Daniel, its generous of you to offer these to people. I have a Hollywood that seems poised to take off, and a backup, thanks to cuttings you gave me a couple of years ago. I'm a little disappointed to hear that LSU Tiger isn't performing great for you. I went through some effort to get a tree of it this year. I got a few that are supposed to have relatively early main crop figs to see if I can get some to work.
What color is the flesh on your "Lattarula". Did you give me a rooted cutting of it at our last HOS event?
Jafar, it's possible I did. I know I took fig tree starts there and Lattarula is the most likely that I would start for giving away -it is one of the most productive and reliable for me, and a very good fig in my garden. I grew lots of those and gave most of them away.

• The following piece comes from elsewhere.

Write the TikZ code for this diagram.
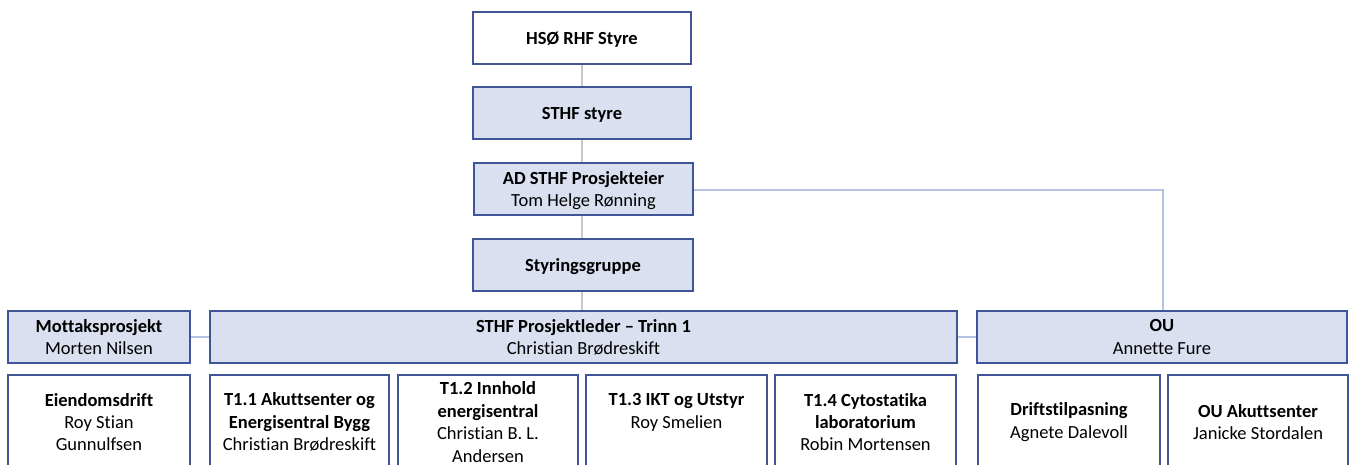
\documentclass[tikz,border=0pt]{standalone}
\usepackage{fontspec}
\setmainfont{Carlito}[Ligatures={NoCommon}]
\definecolor{boxfill}{HTML}{DAE0F0}
\definecolor{boxdraw}{HTML}{3F5597}
\definecolor{grayline}{HTML}{C8C8C8}
\definecolor{blueline}{HTML}{B4C3E4}
\tikzset{
  box/.style={draw=boxdraw, line width=1.3pt, align=center, inner sep=0pt,
    font=\fontsize{18.5}{22.4}\selectfont, text=black},
  filled/.style={box, fill=boxfill, text depth=0pt},
  plain/.style={box, fill=white},
  tplain/.style={plain, text depth=0pt},
  gconn/.style={draw=grayline, line width=2pt},
  bconn/.style={draw=blueline, line width=2pt},
}
\begin{document}
\begin{tikzpicture}[x=1pt,y=-1pt]
\useasboundingbox (0,0) rectangle (1354,464);
\clip (0,0) rectangle (1354,464);
% connectors drawn first
\coordinate (vtop) at (582,64);
\coordinate (vbot) at (582,311);
\draw[gconn] (vtop) -- (vbot);
\coordinate (ouc) at (1163,190);
% boxes
\node[tplain, minimum width=218pt, minimum height=52pt] (hso) at (582,38) {\textbf{HSØ RHF Styre}};
\node[filled, minimum width=218pt, minimum height=52pt] (sthf) at (582,113) {\textbf{STHF styre}};
\node[filled, minimum width=219pt, minimum height=52pt] (ad) at (583.5,189) {\textbf{AD STHF Prosjekteier}\\Tom Helge Rønning};
\node[filled, minimum width=220pt, minimum height=52pt] (styr) at (583,265) {\textbf{Styringsgruppe}};
\node[filled, minimum width=182pt, minimum height=52pt] (mott) at (99,337) {\textbf{Mottaksprosjekt}\\Morten Nilsen};
\node[filled, minimum width=747pt, minimum height=52pt] (pl) at (583.5,337) {\textbf{STHF Prosjektleder – Trinn 1}\\Christian Brødreskift};
\node[filled, minimum width=370pt, minimum height=52pt] (ou) at (1162,337) {\textbf{OU}\\Annette Fure};
\draw[bconn] (ad.east |- ouc) -- (ouc) -- (ouc |- ou.north);
\draw[bconn] (mott.east) -- (pl.west);
\draw[bconn] (pl.east) -- (ou.west);
% bottom boxes
\node[plain, minimum width=182pt, minimum height=94pt] (eien) at (99,422) {\textbf{Eiendomsdrift}\\Roy Stian\\Gunnulfsen};
\node[plain, minimum width=179pt, minimum height=94pt] (t11) at (299.5,422) {\textbf{T1.1 Akuttsenter og}\\\textbf{Energisentral Bygg}\\Christian Brødreskift};
\node[plain, minimum width=180pt, minimum height=94pt] (t12) at (488,422) {\textbf{T1.2 Innhold}\\\textbf{energisentral}\\Christian B. L.\\Andersen};
\node[plain, minimum width=181pt, minimum height=94pt] (t13) at (676.5,422) {\textbf{T1.3 IKT og Utstyr}\\Roy Smelien\\\mbox{}};
\node[plain, minimum width=181pt, minimum height=94pt] (t14) at (865.5,422) {\textbf{T1.4 Cytostatika}\\\textbf{laboratorium}\\Robin Mortensen};
\node[plain, minimum width=182pt, minimum height=94pt] (drift) at (1069,422) {\textbf{Driftstilpasning}\\Agnete Dalevoll};
\node[plain, minimum width=180pt, minimum height=94pt] (ouak) at (1258,422) {\textbf{OU Akuttsenter}\\Janicke Stordalen};
\end{tikzpicture}
\end{document}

Lattarula is very similar to King or Desert King. The flesh is a light tan color. Even though it's considered a "white" fig, the outside color is greenish to yellowish. Large figs. Both Breba and Main crops. Desert King is mainly breba but makes some fall crop, more pinkish inside and more greenish outside, and maybe a little bigger than Lattarula.
As for LSU Tiger, my memory is not perfect (whose is?). I have had good crops from that one. Usually I get some but no crop this year. I wonder if that bad heat spell in June was the reason - most of my fig varieties did not bear well this year. That's unusual. The microclimate is they are on the south side of my house in a clay soil and it's on a hill, so exposed. A different microclimate might be better. Figs are a Mediterranean tree, and it dies get hot some places there such as Egypt, Algeria, Morocco, but none of these is a North African variety. Back to LSU Tiger, I like them and am looking forward to next year.
Lattarula in 2015
Petite negri (left) and Desert King (right) in 2012
Actually, those Desert King look just like Lattarula to me but in person are a bit more pink.
Here, left is Sal's fig and right is LSU Tiger from 2013.
My best tree for main crop is still Hardy Chicago because it is my earliest main crop - late summer. Other, possibly better tasting main crop figs, Petite Negri, Smith, Brunswick are mostly spoiled by mold and rot in the wet weather of fall. I have room to keep the trees, so I do in case weather conditions are more favorable. I don't recommend them much here unless someone has a warmer microclimate than mine or slightly longer season. I also have a young, small Celeste, originally from Malta and one of the mainstays of figs in the SE US and Texas. I read they don't produce here but I don't always listen. It's produced a handful last year at 4 feet tall. Small, very sweet, reminded me of the black dried Mission figs available at the grocery store. It didn't produce this year either.